A nova direção da PETROBRAS apressou o processo para a privatização da empresa, adotando-se a solução da “meia sola” que poderá até ser mais viável: o arrendamento. Para isso já foi publicado o edital, e os prazos começam a correr. Difícil acreditar que antes deste fim de mês a maratona burocrática já tenha sido completada, e surgindo como se fosse uma espécie de fugaz e antecipada primavera, aparecesse algum empresário interessado em assumir a estatal condenada.
A questão, agora, seria conseguir da direção da PETROBRAS, ou do próprio presidente Bolsonaro uma suspensão do prazo, para que a fábrica permaneça em funcionamento até que o negócio da transferência de gestores seja efetuado.
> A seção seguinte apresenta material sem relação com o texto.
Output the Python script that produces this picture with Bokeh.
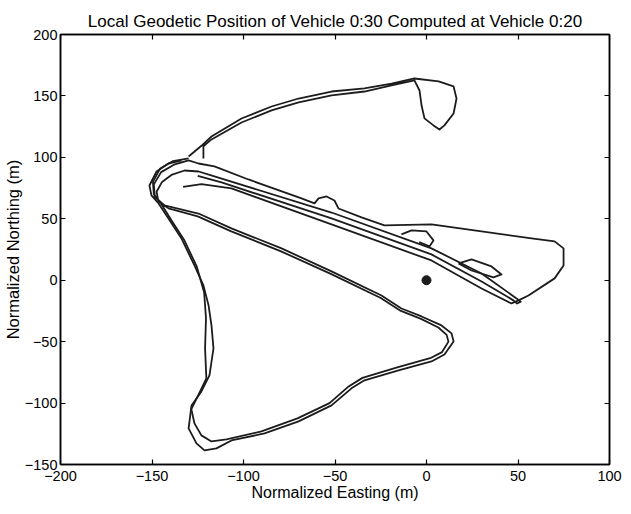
from bokeh.plotting import figure
from bokeh.models import Range1d, FixedTicker, LinearAxis, CustomJSTickFormatter
from bokeh.embed import file_html
from bokeh.resources import INLINE

# ---- data (metres) ----
arc_x = [-130.0, -123.0, -117.5, -101.1, -84.7, -69.9, -51.9, -33.9, -19.1, -6.6, 6.6, 14.8, 16.4,
         14.8, 9.8, 7.1, 3.8, -1.1, -2.7, -3.8, -6.6, -19.1, -33.9, -51.9, -69.9, -84.7, -101.1,
         -117.5, -121.9, -121.9]
arc_y = [100.7, 109.4, 117.0, 131.6, 141.4, 147.9, 153.6, 156.1, 160.1, 164.2, 161.8, 157.7, 147.9,
         135.7, 126.0, 122.7, 126.0, 131.7, 142.2, 154.4, 162.6, 158.5, 153.6, 150.4, 144.7, 138.2,
         128.4, 114.6, 108.9, 99.1]

pass1_x = [-133.9, -141.0, -147.5, -151.4, -150.3, -146.4, -141.0, -133.9, -126.8, -121.9, -119.1,
           -117.5, -116.4, -118.6, -123.0, -128.4, -130.0, -125.7, -121.3, -114.8, -106.6, -88.5,
           -69.9, -51.9, -41.0, -33.9, -15.3, 2.7, 9.8, 14.8, 13.7, 8.2, -2.7, -13.7, -24.6, -51.9,
           -79.2, -106.6, -124.6, -143.2, -148.5, -149.0, -145.0, -138.0, -130.0, -124.6, -115.9,
           -97.3, -68.3, -61.2, -59.0, -54.6, -50.3, -48.1, -35.5, -23.0, 2.7, 30.1, 57.4, 70.0,
           74.9, 74.9, 70.0, 55.7, 50.3, 46.4, 30.1, 2.7, -51.9, -106.6, -123.0, -133.0]
pass1_y = [97.5, 95.0, 88.5, 77.1, 69.0, 62.5, 50.3, 34.0, 12.0, -4.2, -20.5,
           -36.8, -55.5, -77.5, -90.5, -101.9, -120.6, -132.8, -138.5, -136.9, -130.4, -124.7,
           -114.9, -101.9, -88.0, -81.5, -73.4, -66.1, -60.4, -49.8, -43.3, -36.8, -29.5, -23.0,
           -12.4, 7.2, 25.9, 42.2, 54.3, 60.9, 68.0, 78.0, 88.0, 94.0, 97.5, 95.0, 92.6,
           82.0, 66.6, 62.5, 66.6, 68.2, 64.9, 58.4, 51.1, 44.6, 45.4, 39.7, 34.0, 31.6,
           25.9, 12.0, 1.5, -12.4, -16.4, -18.9, -6.7, 16.1, 45.4, 74.7, 78.2, 76.0]

pass2_x = [-130.0, -138.5, -145.5, -149.5, -149.0, -144.5, -139.5, -132.5, -125.5, -121.5, -120.5,
           -121.0, -120.3, -124.5, -128.5, -126.8, -123.0, -117.5, -109.3, -90.2, -70.5, -53.0,
           -43.0, -35.0, -16.0, 2.0, 8.5, 12.0, 11.0, 6.5, -3.0, -14.0, -25.0, -52.0, -79.5, -107.0,
           -125.0, -141.0, -146.5, -147.5, -144.5, -139.0, -132.2, -124.5, -115.9, -51.9, 2.7, 30.1,
           49.2, 51.5, 49.5, 47.5, 30.1, 2.7, -51.9, -112.0, -125.0]
pass2_y = [99.1, 97.0, 91.0, 80.0, 70.0, 61.0, 49.0, 33.0, 11.0, -10.0, -31.1,
           -55.5, -79.9, -93.0, -105.0, -116.5, -126.3, -131.2, -129.6, -123.0, -112.5, -100.0,
           -87.0, -79.5, -71.0, -63.5, -58.5, -50.0, -44.5, -38.5, -31.5, -25.0, -14.5, 5.0, 23.5,
           40.0, 52.0, 58.5, 64.0, 72.0, 80.0, 86.0, 89.3, 88.5, 84.5, 55.1, 25.9, 5.5,
           -14.8, -17.5, -19.0, -16.4, -1.0, 21.0, 50.3, 79.6, 85.0]

loop1_x = [-13.7, -8.2, 0.0, 3.8, 1.6, -4.0]
loop1_y = [37.3, 40.5, 39.7, 32.4, 27.5, 31.0]

loop2_x = [17.5, 24.6, 35.5, 41.0, 36.6, 24.6, 17.5]
loop2_y = [13.7, 16.9, 11.2, 4.7, 2.3, 7.9, 13.7]

origin_x = [0.0]
origin_y = [0.0]

x_ticks = [-200, -150, -100, -50, 0, 50, 100]
y_ticks = [-150, -100, -50, 0, 50, 100, 150, 200]

FONT = "Liberation Sans"
INK = "#1c1c1c"

p = figure(frame_width=549, frame_height=430, output_backend="svg", toolbar_location=None,
           x_range=Range1d(-200, 100), y_range=Range1d(-150, 200),
           title="Local Geodetic Position of Vehicle 0:30 Computed at Vehicle 0:20",
           min_border_left=51, min_border_right=14, min_border_top=34, min_border_bottom=38)
p.background_fill_color = "white"
p.border_fill_color = "white"
p.outline_line_color = "black"
p.outline_line_width = 1.5
p.xgrid.visible = False
p.ygrid.visible = False

p.title.align = "center"
p.title.text_font = FONT
p.title.text_font_size = "17px"
p.title.text_font_style = "normal"
p.title.text_color = "black"
p.title.standoff = 8
p.title.text_line_height = 1.4

bottom_axis = p.below[0]
left_axis = p.left[0]
bottom_axis.axis_label = "Normalized Easting (m)"
left_axis.axis_label = "Normalized Northing (m)"
bottom_axis.ticker = FixedTicker(ticks=x_ticks)
left_axis.ticker = FixedTicker(ticks=y_ticks)

top_axis = LinearAxis(ticker=FixedTicker(ticks=x_ticks),
                      formatter=CustomJSTickFormatter(code="return ''"))
right_axis = LinearAxis(ticker=FixedTicker(ticks=y_ticks),
                        formatter=CustomJSTickFormatter(code="return ''"))
p.add_layout(top_axis, "above")
p.add_layout(right_axis, "right")

for ax in [bottom_axis, left_axis, top_axis, right_axis]:
    ax.minor_tick_line_color = None
    ax.major_tick_in = 5
    ax.major_tick_out = 0
    ax.major_tick_line_color = "black"
    ax.major_tick_line_width = 1.2
    ax.axis_line_color = "black"
    ax.axis_line_width = 1.5
    ax.major_label_text_font = FONT
    ax.major_label_text_font_size = "14.5px"
    ax.major_label_text_color = "black"
    ax.major_label_standoff = 3
    ax.axis_label_text_font = FONT
    ax.axis_label_text_font_size = "16px"
    ax.axis_label_text_font_style = "normal"
    ax.axis_label_text_color = "black"
    ax.axis_label_standoff = 0

top_axis.major_label_standoff = 4
right_axis.major_label_standoff = 0

left_axis.axis_label_text_font_size = "16.5px"
bottom_axis.major_label_standoff = 6

for xs, ys in [(arc_x, arc_y), (pass1_x, pass1_y), (pass2_x, pass2_y),
               (loop1_x, loop1_y), (loop2_x, loop2_y)]:
    p.line(xs, ys, line_color=INK, line_width=1.8, line_join="round")

p.scatter(origin_x, origin_y, size=9, fill_color=INK, line_color=INK)

open("out.html", "w").write(file_html(p, INLINE))
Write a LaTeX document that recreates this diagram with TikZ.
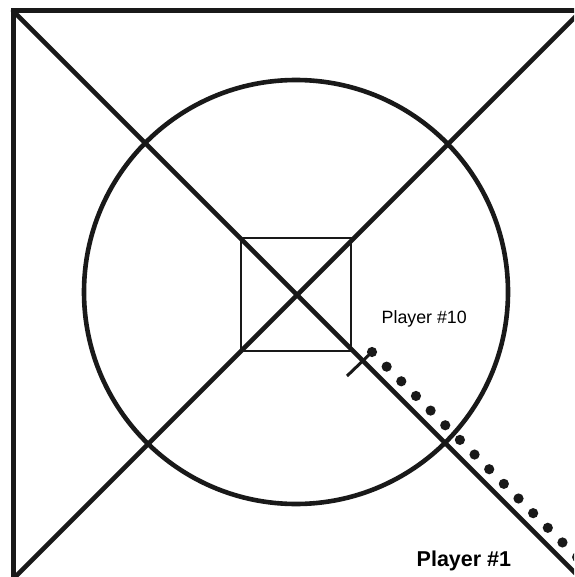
\documentclass[tikz,border=0pt]{standalone}
\usepackage{fontspec}
\setmainfont{Liberation Sans}
\usetikzlibrary{calc}
\begin{document}
\begin{tikzpicture}[x=1pt,y=-1pt,
  heavy/.style={line width=4.6pt,color=black!90},
  thin/.style={line width=2.7pt,color=black!90},
  dotmark/.style={fill=black!90},
  lbl/.style={inner sep=0pt,anchor=base west}]
\useasboundingbox (0,0) rectangle (574,577);
\clip (0,0) rectangle (574,577);
% outer square
\draw[heavy,line width=5pt] (13,11) rectangle (581,579);
% diagonals
\draw[heavy,line cap=round] (13,11) -- (581,579);
\draw[heavy,line cap=round] (13,579) -- (581,11);
% circle
\draw[heavy] (296,292) circle[radius=212];
% small square
\draw[thin] (241,238) rectangle (351,351);
% tick and dotted path
\coordinate (tickA) at (347,376);
\coordinate (d0) at (372,352);
\draw[line width=3pt,color=black!90] (tickA) -- (d0);
\foreach \k in {0,...,14}{
  \fill[dotmark] ($(d0)+(14.65*\k,14.65*\k)$) circle[radius=5.1];
}
\node[lbl,font=\fontsize{17.8}{21}\selectfont] (p10) at (381.5,323) {Player \#10};
\node[lbl,font=\bfseries\fontsize{21.5}{25}\selectfont] (p1) at (416.5,566) {Player \#1};
\end{tikzpicture}
\end{document}
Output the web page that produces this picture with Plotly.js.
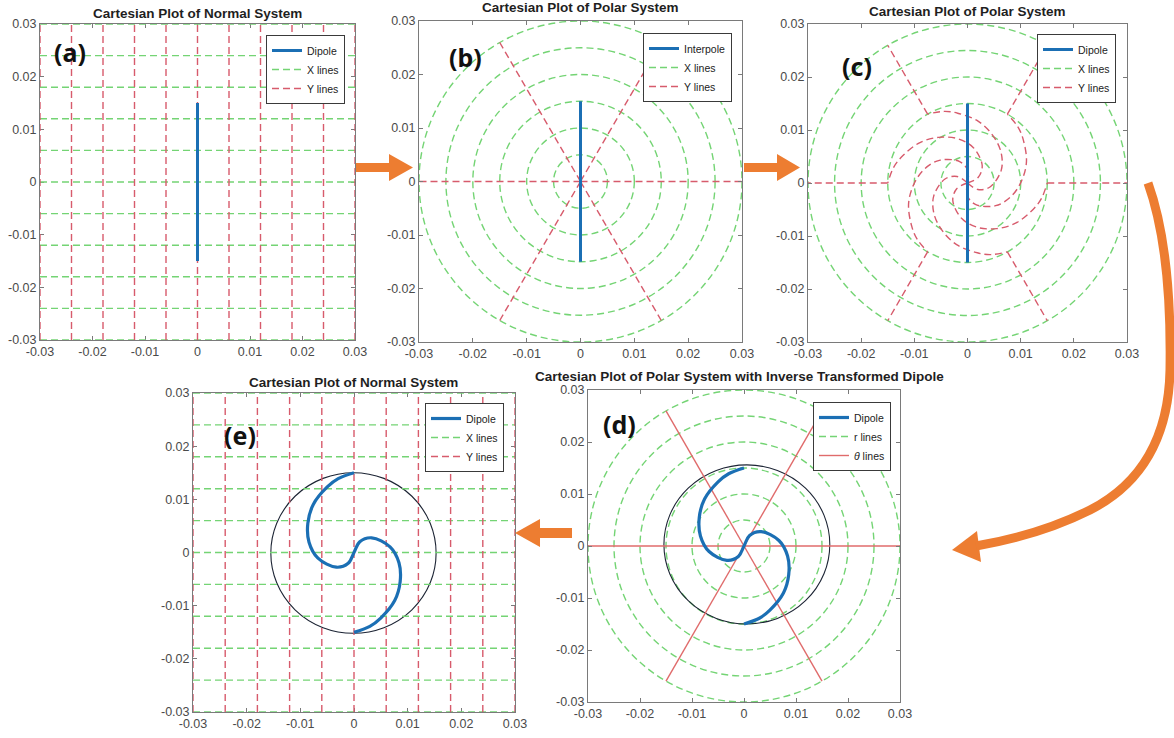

A paralisação pura e simples, como está prevista, seria danosa, como adverte o secretário de Economia Ciência e Tecnologia de Sergipe, o engenheiro e professor da UFERJ Jose Augusto. Ele detalha os efeitos negativos, desde a própria manutenção da empresa parada por tempo indefinido, e desenha um terremoto de incertezas no polo de fertilizantes, que teria de importar os insumos, e o tumulto da imprevisibilidade nas planilhas de custos. Ou seja, o mercado nele incluindo-se produção e força de trabalho será profundamente afetado, e resultará desorganizado todo o sistema. A “hibernação” seria uma pré-fabricada entropia, para ninguém botar defeito, com todas as consequências nefastas para uma economia nacional que apenas dá sinais de lenta recuperação, e, no caso sergipano, pior ainda. Equivaleria a um tsunami de proporções catastróficas.
Resta-nos a esperança de que após corridas à Brasília, a racionalidade prevaleça, e a FAFEN permaneça em atividade normal, até que a bandeira de um novo dono seja colocada no mastro da estatal iniciada pelo presidente-general Ernesto Geisel, após estudos que lhe foram levados pelo governo de Sergipe, e inaugurada no governo do presidente-general João Figueiredo.
Eles a enxergavam como estratégica para o Brasil, e continua sendo, a não ser que uma nova visão ultraliberal tenha desconstruído todos os argumentos a favor da ideia de soberania e independência econômica do Brasil, e assim, condenando a FAFEN a uma fatal extinção, para que nos invadam completamente os fertilizantes importados, e se amplie a nossa dependência externa.
Se é isso o que desejam, então, “hibernar” a FAFEN tem lógica. Embora perversa.